Anonymous Facebook ads influenced nearly 10 million British voters: Report
An anonymous political campaign on Facebook has reached nearly 10 million voters, asking them via advertisements to oppose British Prime Minister Theresa May's Brexit deal, the media reported on Saturday.
According to The Guardian, it was discovered by the digital campaign group 89up, which shared the details with the Department for Digital, Culture, Media and Sport's (DCMS) panel into fake news.
"In adverts micro-targeted to individual constituencies, voters are exhorted to tell your local MP to bin Chequers," said the report.
"This advertising is designed to specifically influence MPs," 89up said.
All that is known about the campaign is what can be found on its website, Twitter and Facebook accounts.
"Going by the name Mainstream Network, the group writes and publishes news stories on its website with an almost exclusively pro-Brexit slant, shared on its social media accounts," the report added.

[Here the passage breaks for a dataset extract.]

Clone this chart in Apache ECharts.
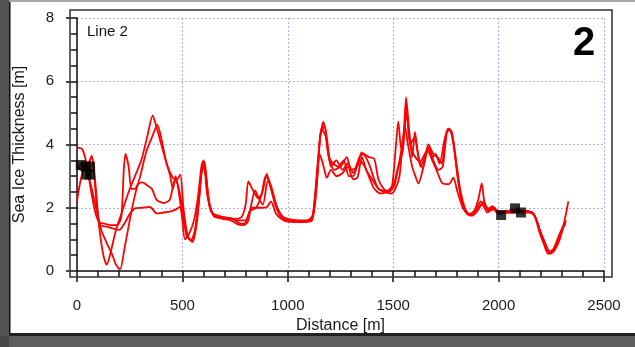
<!DOCTYPE html>
<html>
<head>
<meta charset="utf-8">
<script src="https://cdn.jsdelivr.net/npm/echarts@6/dist/echarts.min.js"></script>
<style>
  html, body { margin: 0; padding: 0; background: #fff; }
  #chart { width: 635px; height: 347px; }
</style>
</head>
<body>
<div id="chart"></div>
<script>
// profile runs along "Line 2", [distance m, thickness m]
var run1 = [[0,3.9],[25,3.85],[45,3.4],[65,2.6],[85,1.9],[105,1.55],[130,1.5],[160,1.45],[190,1.45],[210,1.7],[222,3.2],[230,3.7],[245,3.3],[258,2.6],[275,2.6],[290,2.75],[310,2.8],[338,2.68],[355,2.6],[378,2.25],[410,2.15],[440,2.25],[465,2.9],[480,2.7],[500,2.0],[520,1.1],[540,0.98],[560,1.3],[580,2.3],[595,3.4],[605,3.45],[620,2.5],[640,1.85],[670,1.75],[700,1.7],[740,1.65],[780,1.7],[800,2.1],[813,2.83],[835,2.55],[860,2.3],[880,2.5],[900,3.07],[920,2.6],[950,2.0],[980,1.7],[1020,1.62],[1060,1.6],[1100,1.62],[1120,1.8],[1140,3.3],[1155,4.3],[1169,4.72],[1185,4.2],[1200,3.5],[1220,3.2],[1250,3.3],[1280,3.6],[1300,3.2],[1330,3.3],[1350,3.75],[1370,3.6],[1390,3.3],[1410,2.9],[1430,2.6],[1450,2.55],[1475,2.5],[1495,2.7],[1512,3.9],[1524,4.72],[1535,4.0],[1545,3.75],[1561,5.5],[1575,4.5],[1590,3.6],[1603,4.4],[1620,3.6],[1640,3.25],[1667,4.0],[1690,3.7],[1710,3.6],[1730,3.4],[1750,4.3],[1761,4.5],[1778,4.4],[1800,3.4],[1820,2.5],[1840,2.0],[1860,1.8],[1885,1.9],[1905,2.3],[1920,2.77],[1935,2.1],[1960,1.95],[1980,2.0],[2000,1.85],[2040,1.9],[2080,1.92],[2120,1.9],[2160,1.85],[2180,1.6],[2200,1.2],[2225,0.8],[2245,0.55],[2265,0.65],[2290,1.0],[2310,1.5],[2331,2.2]]
var run2 = [[0,3.3],[20,3.2],[45,3.3],[70,3.6],[88,2.7],[105,1.4],[125,0.5],[141,0.2],[160,0.6],[185,1.3],[215,1.9],[245,2.5],[275,3.0],[305,3.5],[335,4.3],[359,4.92],[375,4.6],[400,4.0],[425,3.4],[441,3.04],[455,2.6],[468,3.0],[485,2.4],[500,1.6],[512,1.0],[530,1.15],[555,1.6],[575,2.4],[590,3.3],[600,3.5],[618,2.4],[645,1.8],[680,1.7],[720,1.68],[760,1.6],[800,1.6],[820,1.9],[845,2.55],[862,2.3],[882,2.1],[905,2.85],[920,2.7],[950,2.0],[985,1.65],[1030,1.6],[1080,1.58],[1115,1.65],[1135,2.6],[1155,4.3],[1175,4.6],[1190,3.8],[1205,3.3],[1230,3.5],[1260,3.2],[1285,3.4],[1310,3.1],[1340,3.6],[1360,3.7],[1385,3.6],[1410,3.55],[1430,2.9],[1455,2.6],[1480,2.5],[1505,2.7],[1530,3.5],[1550,4.3],[1565,5.0],[1580,4.0],[1600,4.2],[1615,3.8],[1630,3.3],[1650,3.6],[1667,3.9],[1685,3.6],[1700,3.7],[1720,3.4],[1745,4.2],[1765,4.5],[1785,4.1],[1805,3.0],[1825,2.2],[1845,1.85],[1865,1.75],[1885,1.9],[1905,2.0],[1930,2.2],[1950,1.9],[1970,2.05],[2000,1.85],[2050,1.85],[2100,1.9],[2150,1.85],[2175,1.7],[2195,1.3],[2220,0.9],[2240,0.6],[2260,0.7],[2285,1.1],[2305,1.4],[2320,1.6]]
var run3 = [[0,3.2],[25,3.4],[50,3.1],[70,2.6],[90,2.0],[115,1.3],[140,0.9],[165,0.55],[185,0.2],[204,0.05],[225,0.7],[250,1.6],[275,2.4],[300,3.0],[330,3.8],[360,4.3],[381,4.62],[400,4.2],[425,3.4],[455,2.95],[475,2.9],[490,3.05],[505,2.0],[525,1.1],[545,0.93],[565,1.5],[585,2.8],[602,3.45],[625,2.2],[650,1.75],[690,1.65],[730,1.6],[760,1.48],[790,1.45],[810,1.55],[830,2.0],[870,2.0],[900,2.02],[920,2.2],[945,1.8],[980,1.6],[1030,1.55],[1080,1.55],[1115,1.6],[1135,2.5],[1160,4.5],[1178,4.3],[1195,3.6],[1215,3.4],[1240,3.3],[1265,3.5],[1290,3.0],[1310,3.0],[1340,3.5],[1365,3.3],[1390,2.9],[1410,2.6],[1440,2.45],[1465,2.48],[1490,2.45],[1510,2.6],[1530,3.0],[1555,4.6],[1570,4.0],[1590,3.3],[1605,3.0],[1620,2.77],[1640,3.2],[1665,3.8],[1685,3.5],[1705,3.2],[1730,2.8],[1750,2.75],[1765,2.75],[1785,2.95],[1805,2.5],[1830,2.0],[1850,1.85],[1875,1.75],[1900,1.9],[1925,2.15],[1945,1.85],[1975,1.95],[2000,1.8],[2040,1.85],[2090,1.85],[2140,1.9],[2170,1.75],[2195,1.2],[2215,0.85],[2235,0.55],[2255,0.6],[2280,0.9],[2300,1.3],[2318,1.5]]
var run4 = [[0,2.2],[15,2.8],[35,3.3],[55,3.4],[70,3.65],[82,3.0],[95,2.0],[110,1.45],[140,1.4],[170,1.35],[200,1.3],[225,1.5],[250,1.8],[275,1.98],[310,2.0],[346,2.03],[378,1.82],[410,1.85],[441,1.88],[470,1.95],[489,2.03],[505,1.6],[525,1.1],[548,0.92],[570,1.6],[588,3.0],[598,3.3],[612,3.0],[630,2.0],[655,1.7],[700,1.68],[740,1.65],[775,1.5],[795,1.5],[820,1.9],[850,2.0],[875,2.4],[895,3.0],[912,2.85],[940,2.1],[975,1.65],[1020,1.6],[1070,1.58],[1110,1.6],[1130,2.4],[1153,3.67],[1170,3.3],[1185,2.95],[1205,3.2],[1230,3.0],[1260,3.1],[1285,3.3],[1310,2.9],[1330,2.95],[1352,3.6],[1372,3.2],[1400,2.9],[1430,2.6],[1460,2.5],[1485,2.6],[1505,2.8],[1520,3.2],[1545,3.8],[1561,5.3],[1575,4.3],[1590,3.8],[1605,3.6],[1627,3.46],[1650,3.7],[1670,3.9],[1690,3.5],[1715,3.2],[1735,3.3],[1755,4.4],[1770,4.45],[1790,3.8],[1810,2.8],[1830,2.1],[1855,1.8],[1875,1.8],[1895,1.95],[1915,2.2],[1940,1.95],[1965,2.0],[1995,1.9],[2030,1.85],[2070,1.95],[2110,1.85],[2160,1.85],[2185,1.5],[2205,1.05],[2230,0.7],[2250,0.6],[2275,0.8],[2300,1.25],[2318,1.55]]
// black squares (drill holes)
var holes = [[18,3.35],[42,3.3],[62,3.3],[45,3.05],[62,3.05],[2012,1.77],[2078,1.98],[2106,1.85]]

var runs = [run1, run2, run3, run4]

var chart = echarts.init(document.getElementById('chart'))

var series = runs.map(function (r) {
  return {
    type: 'line',
    data: r,
    smooth: 0.25,
    showSymbol: false,
    lineStyle: { color: '#ff0000', width: 1.8 },
    z: 3
  }
})
series.push({
  type: 'scatter',
  data: holes,
  symbol: 'rect',
  symbolSize: 10,
  itemStyle: { color: '#000' },
  z: 4
})

var tickFont = { fontFamily: 'Liberation Sans', fontSize: 15, color: '#1a1a1a' }
var nameFont = { fontFamily: 'Liberation Sans', fontSize: 16, color: '#1a1a1a' }
var gridLine = { show: true, lineStyle: { color: '#b0b0ff', type: [2, 2], width: 1 } }
var plain = function (v) { return String(v) }

var option = {
  backgroundColor: '#fff',
  animation: false,
  grid: { left: 77, right: 31, top: 18, bottom: 76 },
  xAxis: {
    type: 'value',
    min: 0,
    max: 2500,
    interval: 500,
    offset: 6,
    name: 'Distance [m]',
    nameLocation: 'middle',
    nameGap: 41,
    nameTextStyle: nameFont,
    axisLine: { lineStyle: { color: '#111', width: 1.5 } },
    axisTick: { length: 11, lineStyle: { color: '#111', width: 1.5 } },
    minorTick: { show: true, splitNumber: 5, length: 6, lineStyle: { color: '#111', width: 1.5 } },
    axisLabel: Object.assign({ margin: 21, formatter: plain }, tickFont),
    splitLine: gridLine
  },
  yAxis: {
    type: 'value',
    min: 0,
    max: 8,
    interval: 2,
    offset: 7,
    name: 'Sea Ice Thickness [m]',
    nameLocation: 'middle',
    nameGap: 42,
    nameTextStyle: nameFont,
    axisLine: { show: true, lineStyle: { color: '#111', width: 1.5 } },
    axisTick: { show: true, length: 11, lineStyle: { color: '#111', width: 1.5 } },
    minorTick: { show: true, splitNumber: 4, length: 6, lineStyle: { color: '#111', width: 1.5 } },
    axisLabel: Object.assign({ margin: 16, formatter: plain }, tickFont),
    splitLine: gridLine
  },
  graphic: [
    // photo edges around the panel
    { type: 'rect', shape: { x: 0, y: 0, width: 9, height: 347 }, style: { fill: '#4f544e' }, z: 10 },
    { type: 'rect', shape: { x: 9, y: 0, width: 1.5, height: 335 }, style: { fill: '#111' }, z: 10 },
    { type: 'rect', shape: { x: 9, y: 0, width: 626, height: 2 }, style: { fill: '#a8a8a8' }, z: 10 },
    { type: 'rect', shape: { x: 9, y: 333, width: 626, height: 3 }, style: { fill: '#222' }, z: 10 },
    { type: 'rect', shape: { x: 9, y: 336, width: 626, height: 11 }, style: { fill: '#5e5e5e' }, z: 10 },
    { type: 'rect', shape: { x: 0, y: 336, width: 9, height: 11 }, style: { fill: '#434843' }, z: 10 },
    // plot frame
    { type: 'rect', shape: { x: 70, y: 10, width: 542, height: 267 }, style: { fill: null, stroke: '#333', lineWidth: 1.5 }, z: 9 },
    { type: 'text', left: 87, top: 24, style: { text: 'Line 2', font: '15px "Liberation Sans"', fill: '#111' }, z: 9 },
    { type: 'text', left: 573, top: 24, style: { text: '2', font: 'bold 40px "Liberation Sans"', fill: '#000' }, z: 9 }
  ],
  series: series
}
chart.setOption(option)
</script>
</body>
</html>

"Over the last couple of weeks, I received a flood of about 50 emails - some quite abusive - urging me to 'chuck Chequers' and vote for out-and-out Brexit," Labour MP Paul Farrelly was quoted as saying
The news comes at a time when Facebook is reeling under a couple of massive data breaches including the Cambridge Analytica scandal that impacted 87 million users earlier this year.
Facebook says it has set a goal of bringing a transparency feature for political ads -- now available in the US and Brazil -- to the UK and India by March 2019.
With the new ad architecture in place, people would be able to see who paid for a particular political ad.